With the images removed, repeat the data below exactly.

========================================

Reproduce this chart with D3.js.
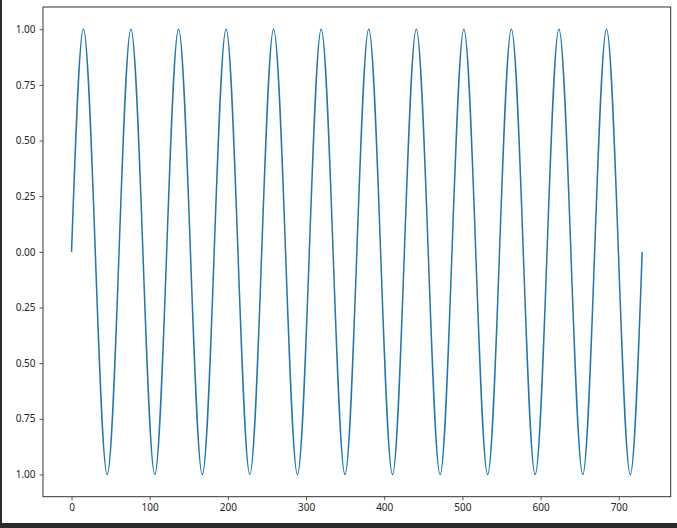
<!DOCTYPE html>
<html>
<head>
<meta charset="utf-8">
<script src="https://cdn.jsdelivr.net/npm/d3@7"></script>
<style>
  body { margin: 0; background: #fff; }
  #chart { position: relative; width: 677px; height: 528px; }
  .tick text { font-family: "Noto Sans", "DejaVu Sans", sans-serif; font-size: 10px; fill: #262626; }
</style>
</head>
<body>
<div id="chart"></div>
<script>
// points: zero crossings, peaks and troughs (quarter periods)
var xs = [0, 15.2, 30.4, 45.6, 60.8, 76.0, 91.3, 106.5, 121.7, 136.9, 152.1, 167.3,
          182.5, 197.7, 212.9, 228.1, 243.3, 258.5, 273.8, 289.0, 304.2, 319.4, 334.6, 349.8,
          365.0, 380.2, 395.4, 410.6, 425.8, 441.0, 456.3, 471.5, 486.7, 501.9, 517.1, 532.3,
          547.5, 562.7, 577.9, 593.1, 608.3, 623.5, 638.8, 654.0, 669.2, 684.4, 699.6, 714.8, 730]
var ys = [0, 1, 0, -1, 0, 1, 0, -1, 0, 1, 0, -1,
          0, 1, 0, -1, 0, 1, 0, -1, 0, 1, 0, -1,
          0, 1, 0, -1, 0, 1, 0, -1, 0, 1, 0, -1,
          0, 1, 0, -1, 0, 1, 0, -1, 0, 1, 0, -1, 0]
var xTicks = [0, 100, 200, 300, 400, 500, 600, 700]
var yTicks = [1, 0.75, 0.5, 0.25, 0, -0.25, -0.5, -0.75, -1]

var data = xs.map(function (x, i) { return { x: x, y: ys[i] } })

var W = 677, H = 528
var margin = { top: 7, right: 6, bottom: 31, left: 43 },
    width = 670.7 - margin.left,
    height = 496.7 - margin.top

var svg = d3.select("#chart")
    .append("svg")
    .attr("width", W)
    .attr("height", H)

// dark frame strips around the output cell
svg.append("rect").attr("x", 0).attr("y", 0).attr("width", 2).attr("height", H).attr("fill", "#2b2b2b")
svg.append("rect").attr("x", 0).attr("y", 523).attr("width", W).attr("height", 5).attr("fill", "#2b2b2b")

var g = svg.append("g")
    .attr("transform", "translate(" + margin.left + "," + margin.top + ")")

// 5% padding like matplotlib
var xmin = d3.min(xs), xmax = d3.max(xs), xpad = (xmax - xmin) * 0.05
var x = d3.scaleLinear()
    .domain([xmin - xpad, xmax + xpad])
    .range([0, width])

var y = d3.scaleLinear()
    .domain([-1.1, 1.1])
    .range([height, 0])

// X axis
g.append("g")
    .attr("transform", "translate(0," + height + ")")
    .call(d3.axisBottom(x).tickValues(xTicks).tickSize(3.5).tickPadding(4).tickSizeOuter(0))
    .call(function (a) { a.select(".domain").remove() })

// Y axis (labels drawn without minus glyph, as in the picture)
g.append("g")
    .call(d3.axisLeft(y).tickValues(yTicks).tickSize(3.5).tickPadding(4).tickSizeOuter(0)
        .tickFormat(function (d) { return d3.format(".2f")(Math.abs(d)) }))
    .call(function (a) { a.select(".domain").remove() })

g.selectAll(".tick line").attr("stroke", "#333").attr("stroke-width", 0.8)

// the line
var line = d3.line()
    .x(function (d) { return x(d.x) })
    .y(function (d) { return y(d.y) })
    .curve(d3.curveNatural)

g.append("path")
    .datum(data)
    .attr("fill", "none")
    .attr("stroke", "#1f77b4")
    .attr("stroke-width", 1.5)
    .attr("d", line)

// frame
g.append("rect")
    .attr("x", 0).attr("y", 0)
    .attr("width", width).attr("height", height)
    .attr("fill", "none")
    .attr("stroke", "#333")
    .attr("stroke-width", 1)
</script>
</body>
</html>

========================================

**Task output**
Reproduce this chart with D3.js.
<!DOCTYPE html>
<html>
<head>
<meta charset="utf-8">
<script src="https://cdn.jsdelivr.net/npm/d3@7"></script>
<style>
  body { margin: 0; background: #fff; }
  #chart { position: relative; width: 677px; height: 528px; }
  .tick text { font-family: "Noto Sans", "DejaVu Sans", sans-serif; font-size: 10px; fill: #262626; }
</style>
</head>
<body>
<div id="chart"></div>
<script>
// points: zero crossings, peaks and troughs (quarter periods)
var xs = [0, 15.2, 30.4, 45.6, 60.8, 76.0, 91.3, 106.5, 121.7, 136.9, 152.1, 167.3,
          182.5, 197.7, 212.9, 228.1, 243.3, 258.5, 273.8, 289.0, 304.2, 319.4, 334.6, 349.8,
          365.0, 380.2, 395.4, 410.6, 425.8, 441.0, 456.3, 471.5, 486.7, 501.9, 517.1, 532.3,
          547.5, 562.7, 577.9, 593.1, 608.3, 623.5, 638.8, 654.0, 669.2, 684.4, 699.6, 714.8, 730]
var ys = [0, 1, 0, -1, 0, 1, 0, -1, 0, 1, 0, -1,
          0, 1, 0, -1, 0, 1, 0, -1, 0, 1, 0, -1,
          0, 1, 0, -1, 0, 1, 0, -1, 0, 1, 0, -1,
          0, 1, 0, -1, 0, 1, 0, -1, 0, 1, 0, -1, 0]
var xTicks = [0, 100, 200, 300, 400, 500, 600, 700]
var yTicks = [1, 0.75, 0.5, 0.25, 0, -0.25, -0.5, -0.75, -1]

var data = xs.map(function (x, i) { return { x: x, y: ys[i] } })

var W = 677, H = 528
var margin = { top: 7, right: 6, bottom: 31, left: 43 },
    width = 670.7 - margin.left,
    height = 496.7 - margin.top

var svg = d3.select("#chart")
    .append("svg")
    .attr("width", W)
    .attr("height", H)

// dark frame strips around the output cell
svg.append("rect").attr("x", 0).attr("y", 0).attr("width", 2).attr("height", H).attr("fill", "#2b2b2b")
svg.append("rect").attr("x", 0).attr("y", 523).attr("width", W).attr("height", 5).attr("fill", "#2b2b2b")

var g = svg.append("g")
    .attr("transform", "translate(" + margin.left + "," + margin.top + ")")

// 5% padding like matplotlib
var xmin = d3.min(xs), xmax = d3.max(xs), xpad = (xmax - xmin) * 0.05
var x = d3.scaleLinear()
    .domain([xmin - xpad, xmax + xpad])
    .range([0, width])

var y = d3.scaleLinear()
    .domain([-1.1, 1.1])
    .range([height, 0])

// X axis
g.append("g")
    .attr("transform", "translate(0," + height + ")")
    .call(d3.axisBottom(x).tickValues(xTicks).tickSize(3.5).tickPadding(4).tickSizeOuter(0))
    .call(function (a) { a.select(".domain").remove() })

// Y axis (labels drawn without minus glyph, as in the picture)
g.append("g")
    .call(d3.axisLeft(y).tickValues(yTicks).tickSize(3.5).tickPadding(4).tickSizeOuter(0)
        .tickFormat(function (d) { return d3.format(".2f")(Math.abs(d)) }))
    .call(function (a) { a.select(".domain").remove() })

g.selectAll(".tick line").attr("stroke", "#333").attr("stroke-width", 0.8)

// the line
var line = d3.line()
    .x(function (d) { return x(d.x) })
    .y(function (d) { return y(d.y) })
    .curve(d3.curveNatural)

g.append("path")
    .datum(data)
    .attr("fill", "none")
    .attr("stroke", "#1f77b4")
    .attr("stroke-width", 1.5)
    .attr("d", line)

// frame
g.append("rect")
    .attr("x", 0).attr("y", 0)
    .attr("width", width).attr("height", height)
    .attr("fill", "none")
    .attr("stroke", "#333")
    .attr("stroke-width", 1)
</script>
</body>
</html>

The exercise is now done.